Вечером Черчилль устроил ужин. Поскольку это совпало с его шестьдесят девятым днем рождения, с самого начала и до конца звучали тосты. В какой-то момент Черчилль поднял свой бокал и сказал: «Я пью за пролетарские массы». После этого поднял бокал Сталин и произнес: «Я пью за Консервативную партию». Черчилль сказал Сталину: «Англия розовеет», на что Сталин откликнулся: «Это признак хорошего здоровья».

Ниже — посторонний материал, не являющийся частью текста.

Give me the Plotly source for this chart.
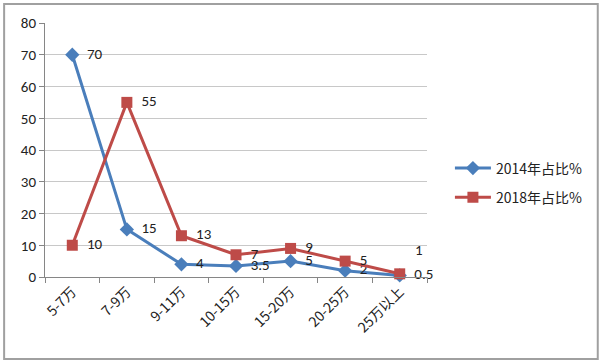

На следующий день обсуждались границы послевоенной России и присоединение к Польше немецких территорий в качестве компенсации. Черчилль заявил, что готов объяснить полякам, что это «хороший план, лучшее из того, что они могут приобрести, и что правительство его величества не будет спорить с Россией за столом мирных переговоров». Кроме того, Черчилль сказал, что «не будет сильно расстраиваться из-за передачи части Германии полякам или из-за передачи России Львова», на чем настаивал Сталин. Польше придется признать линию Керзона, предложенную Британией еще в 1920 г., и отказаться от трети восточной территории, которую она присоединила в 1921 г. Поляки, добавил Черчилль, «поступят мудро, приняв наш совет. Они получат территорию площадью почти 800 квадратных километров». Польша также получит часть Восточной Пруссии. Согласятся ли они с такими потерями и приобретениями, неясно. Стенограмма зафиксировала слова Черчилля: «Поляков ничто не удовлетворит». Но он вызвался донести до них, что следует принять предложение».